Oh, did I mention each sandwich has its own fancy mayonnaise creation to accompany the filling? As mundane as making a sandwich may sound, these fantastical sandwiches each have about 10 ingredients plus the mayo.
Next up: We charge forth with sugo. Then tomorrow we have an entire Passover menu to prepare and shoot, so Kate, Aida, Chris, and I must find some inner strength. My calming vision: It’s Friday afternoon and I have a cold cocktail, and there are no sandwiches in sight.
Usually, the issue in the test kitchen is not what to eat for lunch but how much. Granted, it may be a strange assortment of foods (braised artichokes, chopped liver, and derby pie, anyone?), but victuals always abound. That is, every day except Monday, when we have yet to shop and cook for the week. With paltry pantry pickings, whoever gets hungry first plays the role of Iron Chef and whips up something on the fly. We affectionately call it our “walk-in lunch” as we make the meal from whatever’s in the fridge (“walk-in” being a term borrowed from restaurants where all perishables are stored in walk-in fridges).

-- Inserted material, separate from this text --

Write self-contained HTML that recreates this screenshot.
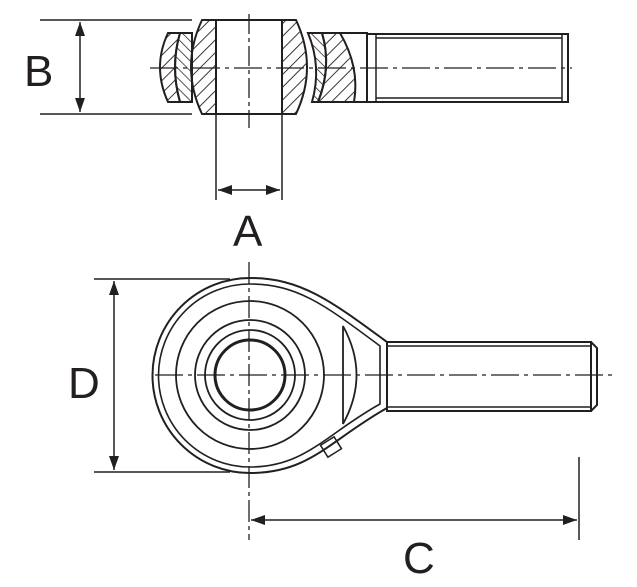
<!DOCTYPE html>
<html><head><style>
html,body{margin:0;padding:0;background:#fff;width:637px;height:587px;overflow:hidden}
text{font-family:"Liberation Sans",sans-serif;fill:#231f20}
</style></head><body>
<svg width="637" height="587" viewBox="0 0 637 587" xmlns="http://www.w3.org/2000/svg">
<defs>
<pattern id="h" width="9" height="9" patternUnits="userSpaceOnUse" patternTransform="rotate(45)">
<line x1="0" y1="0" x2="0" y2="9" stroke="#231f20" stroke-width="1.8"/></pattern>
<pattern id="h2" width="7" height="7" patternUnits="userSpaceOnUse" patternTransform="rotate(-45)">
<line x1="0" y1="0" x2="0" y2="7" stroke="#231f20" stroke-width="1.5"/></pattern>
<marker id="a" markerWidth="14" markerHeight="10" refX="14" refY="5" orient="auto-start-reverse" markerUnits="userSpaceOnUse">
<path d="M0,0 L14,5 L0,10 Z" fill="#231f20"/></marker>
</defs>
<g stroke="#231f20" fill="none" stroke-width="2">
<line x1="40" y1="20" x2="192" y2="20" stroke-width="1.5"/>
<line x1="40" y1="114" x2="192" y2="114" stroke-width="1.5"/>
<line x1="80" y1="22" x2="80" y2="112" stroke-width="1.5" marker-start="url(#a)" marker-end="url(#a)"/>
<path d="M168,33 L180,33 Q170,67 180,102 L168,102 Q152,67 168,33 Z" fill="url(#h)"/>
<path d="M180,33 L192,33 L192,102 L180,102 Q170,67 180,33 Z" fill="url(#h2)"/>
<path d="M202,20 L216,20 L216,114 L202,114 Q180,67 202,20 Z" fill="url(#h)"/>
<path d="M282,20 L296,20 Q318,67 296,114 L282,114 Z" fill="url(#h)"/>
<line x1="216" y1="20" x2="282" y2="20"/>
<line x1="216" y1="114" x2="282" y2="114"/>
<path d="M308,33 L322,33 Q332,67 318,102 L312,102 Q322,67 308,33 Z" fill="url(#h2)"/>
<path d="M322,33 L340,33 Q360,67 354,102 L318,102 Q332,67 322,33 Z" fill="url(#h)"/>
<path d="M340,33 L367,33 L367,102 L354,102"/>
<rect x="367" y="34" width="201" height="68"/>
<line x1="376" y1="34" x2="376" y2="102" stroke-width="1.5"/>
<line x1="376" y1="38" x2="562" y2="38" stroke-width="1.5"/>
<line x1="376" y1="98" x2="562" y2="98" stroke-width="1.5"/>
<line x1="562" y1="34" x2="562" y2="102" stroke-width="1.5"/>
<line x1="150" y1="68" x2="572" y2="68" stroke-width="1.3" stroke-dasharray="28,5,4,5"/>
<line x1="249" y1="14" x2="249" y2="128" stroke-width="1.3" stroke-dasharray="20,4,4,4"/>
<line x1="216" y1="114" x2="216" y2="200" stroke-width="1.5"/>
<line x1="282" y1="114" x2="282" y2="200" stroke-width="1.5"/>
<line x1="218" y1="190" x2="280" y2="190" stroke-width="1.5" marker-start="url(#a)" marker-end="url(#a)"/>

<line x1="94" y1="279" x2="230" y2="279" stroke-width="1.5"/>
<line x1="94" y1="472" x2="230" y2="472" stroke-width="1.5"/>
<line x1="114" y1="281" x2="114" y2="470" stroke-width="1.5" marker-start="url(#a)" marker-end="url(#a)"/>
<path d="M250,278 C300,278 330,300 387,342 L387,408 C330,440 310,473 250,473 A97.5,97.5 0 0 1 250,278 Z"/>
<path d="M250,284 C298,284 326,306 380,346 L380,404 C326,434 305,467 250,467 A91.5,91.5 0 0 1 250,284 Z" stroke-width="1.6"/>
<circle cx="250" cy="375" r="74" stroke-width="1.8"/>
<circle cx="250" cy="375" r="55" stroke-width="1.8"/>
<circle cx="250" cy="375" r="45" stroke-width="1.8"/>
<circle cx="250" cy="375" r="35" stroke-width="3"/>
<path d="M343,326 Q370,375 343,424 Z" stroke-width="1.8"/>
<rect x="387" y="342" width="204" height="69"/>
<path d="M591,342 L597,348 L597,405 L591,411"/>
<line x1="387" y1="346" x2="591" y2="346" stroke-width="1.5"/>
<line x1="387" y1="407" x2="591" y2="407" stroke-width="1.5"/>
<g transform="rotate(-32 331 447)"><rect x="323" y="440" width="16" height="14" stroke-width="1.5"/></g>
<line x1="155" y1="375" x2="612" y2="375" stroke-width="1.3" stroke-dasharray="28,5,4,5"/>
<line x1="249" y1="262" x2="249" y2="540" stroke-width="1.3" stroke-dasharray="22,4,4,4"/>
<line x1="579" y1="457" x2="579" y2="540" stroke-width="1.5"/>
<line x1="251" y1="520" x2="577" y2="520" stroke-width="1.5" marker-start="url(#a)" marker-end="url(#a)"/>
</g>
<text x="24" y="86" font-size="44">B</text>
<text x="233" y="246" font-size="44">A</text>
<text x="68" y="398" font-size="44">D</text>
<text x="403" y="573" font-size="44">C</text>
</svg>
</body></html>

Despite the scary potential flavor combos and meals that come from throwing together leftover bits of this and that, we usually come up with tasty treats. The key seems to be using a good dose of interesting spice. This week: a comforting parsnip-potato soup topped with leftover toasted pumpkin seeds from last week’s cotija-cilantro salad (recipe due out in May). For the soup, we simply sautéed some garlic, onions, celery, and carrot until browned, added parsnips, potatoes, thyme, and broth, and cooked until the vegetables were knife tender. After a few whirls in the blender with some nutmeg and some toasted pumpkin seed oil, lunch was served. Just a reminder that you should be inspired not defeated by the leftovers in your fridge, as you never know what walk-in genius may arise.

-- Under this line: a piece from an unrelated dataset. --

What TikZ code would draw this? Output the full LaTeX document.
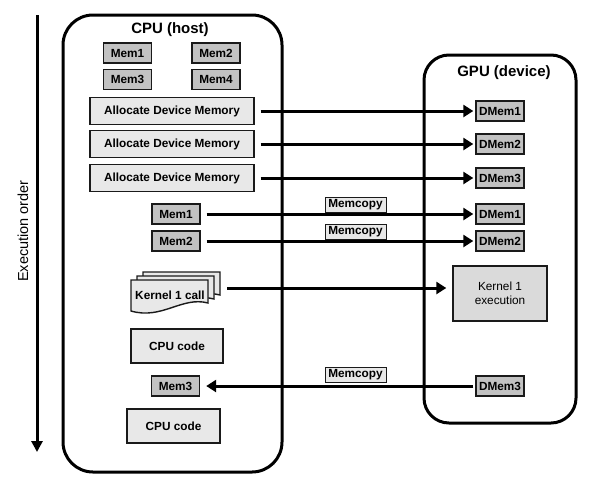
\documentclass[tikz,border=0pt]{standalone}
\usepackage{fontspec}
\setmainfont{Liberation Sans}
\usetikzlibrary{arrows.meta}
\definecolor{memgray}{HTML}{C2C2C2}
\definecolor{lightbox}{HTML}{E8E8E8}
\definecolor{execgray}{HTML}{DADADA}
\definecolor{inkc}{HTML}{1A1A1A}
\tikzset{
  boxtext/.style={font=\fontsize{11.8}{13}\selectfont\bfseries},
  membox/.style={boxtext, draw=inkc, line width=1.4pt, fill=memgray, minimum width=48pt, minimum height=20pt, inner sep=0pt},
  allocbox/.style={boxtext, draw=inkc, line width=1.4pt, fill=lightbox, minimum width=164pt, minimum height=27pt, inner sep=0pt},
  codebox/.style={boxtext, draw=inkc, line width=1.4pt, fill=lightbox, minimum width=92pt, minimum height=34pt, inner sep=0pt},
  copylabel/.style={boxtext, draw=inkc, line width=0.9pt, fill=lightbox, minimum width=61pt, minimum height=15pt, inner sep=0pt, anchor=south},
  container/.style={draw=black, line width=3pt, rounded corners=#1},
  title/.style={font=\fontsize{15}{17}\selectfont\bfseries},
  arr/.style={line width=3pt, -{Triangle[length=10pt,width=12pt]}},
  docshape/.style={draw=inkc, line width=1.4pt, fill=lightbox}
}
\begin{document}
\begin{tikzpicture}[x=1pt,y=-1pt]
\useasboundingbox (0,0) rectangle (599,488);

% containers
\draw[container=30pt] (63,15) rectangle (282,472);
\draw[container=25pt] (424,55) rectangle (576,423);
\node[title] (cputitle) at (170,30) {CPU (host)};
\node[title] (gputitle) at (504,73) {GPU (device)};

% execution order
\coordinate (etop) at (37,15);
\coordinate (ebot) at (37,452);
\draw[line width=3pt, -{Triangle[length=11pt,width=11pt]}] (etop) -- (ebot);
\node[rotate=90, font=\fontsize{14.5}{16}\selectfont] (exlabel) at (23,231) {Execution order};

% CPU memory boxes
\node[membox] (m1) at (127.5,53) {Mem1};
\node[membox] (m2) at (216,53) {Mem2};
\node[membox] (m3) at (127.5,79.5) {Mem3};
\node[membox] (m4) at (216,79.5) {Mem4};

% allocate boxes
\node[allocbox] (a1) at (172,111) {Allocate Device Memory};
\node[allocbox] (a2) at (172,144) {Allocate Device Memory};
\node[allocbox] (a3) at (172,178) {Allocate Device Memory};

% device memories
\node[membox] (d1) at (500,111) {DMem1};
\node[membox] (d2) at (500,144) {DMem2};
\node[membox] (d3) at (500,178) {DMem3};
\node[membox] (d4) at (500,214) {DMem1};
\node[membox] (d5) at (500,241) {DMem2};
\node[membox] (d6) at (500,386) {DMem3};

\draw[arr, shorten <=6pt, shorten >=2pt] (a1) -- (d1);
\draw[arr, shorten <=6pt, shorten >=2pt] (a2) -- (d2);
\draw[arr, shorten <=6pt, shorten >=2pt] (a3) -- (d3);

% memcopies host -> device
\node[membox] (h1) at (176,214) {Mem1};
\node[membox] (h2) at (176,241) {Mem2};
\draw[arr, shorten <=6pt, shorten >=2pt] (h1) -- (d4);
\draw[arr, shorten <=6pt, shorten >=2pt] (h2) -- (d5);
\node[copylabel] (c1) at (355.5,212.4) {Memcopy};
\node[copylabel] (c2) at (355.5,239.4) {Memcopy};

% kernel call document stack
\foreach \dx/\dy in {12/-8, 6/-4, 0/0}
  \draw[docshape, shift={(\dx,\dy)}] (131,280) -- (208,280) -- (208,303)
     .. controls (182,296) and (162,320) .. (131,311) -- cycle;
\node[boxtext] (kcall) at (170,295) {Kernel 1 call};
\coordinate (kstart) at (227,288);
\node[draw=inkc, line width=1.4pt, fill=execgray, minimum width=94pt, minimum height=55pt,
      inner sep=0pt, align=center, font=\fontsize{11.8}{13.5}\selectfont] (kexec) at (500,293.5) {Kernel 1\\execution};
\draw[arr, shorten >=6pt] (kstart) -- (kstart -| kexec.west);

% CPU code and copy back
\node[codebox] (code1) at (177,346) {CPU code};
\node[membox] (h3) at (175.5,386) {Mem3};
\node[codebox, minimum width=93pt] (code2) at (173.5,426) {CPU code};
\draw[arr, shorten <=2pt, shorten >=6pt] (d6) -- (h3);
\node[copylabel] (c3) at (355.5,382.4) {Memcopy};
\end{tikzpicture}
\end{document}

It’s assumed that we do a lot of cooking in the test kitchen, and we do. But where do the recipes come from? They are not just random recipes from cookbooks or online directories; we make them up.
But before any cooking can actually happen, we spend hours on research. Some recipes take less research, like Nutty Trail Mix, and some take more, like the tamales recipe in our soon-to-come “Mexico Staycation” feature.
While I enjoy eating tamales, making tamales does not come naturally to a girl from Wisconsin. It is quite familiar, however, to our resident nueva Latina, Kate, and our Southern California girl, Aida. Yesterday, when tamale making commenced, Kate was forming tamales, Aida was dictating what she was doing, and I was noting the written directions so that any novice could successfully make a proper tamale. Although it usually does not take all three of us at once to complete a recipe, certain situations call for extra care and clarity, and especially accuracy. What’s the point of investing in a time-consuming recipe if it’s not accurate and won’t turn out delicious? Collectively, we were able to come up with a process that would make sense to any novice.
If I had it my way, I would be able to spend at least twice as much time researching a recipe and leave no stone unturned, no question unanswered. Unfortunately, the food dork in me could also spend two weeks here in the kitchen reading up on how colonial women used to kill and dress turtles for soup. For now, I’ll just have to continue to read my food dictionary on the bus.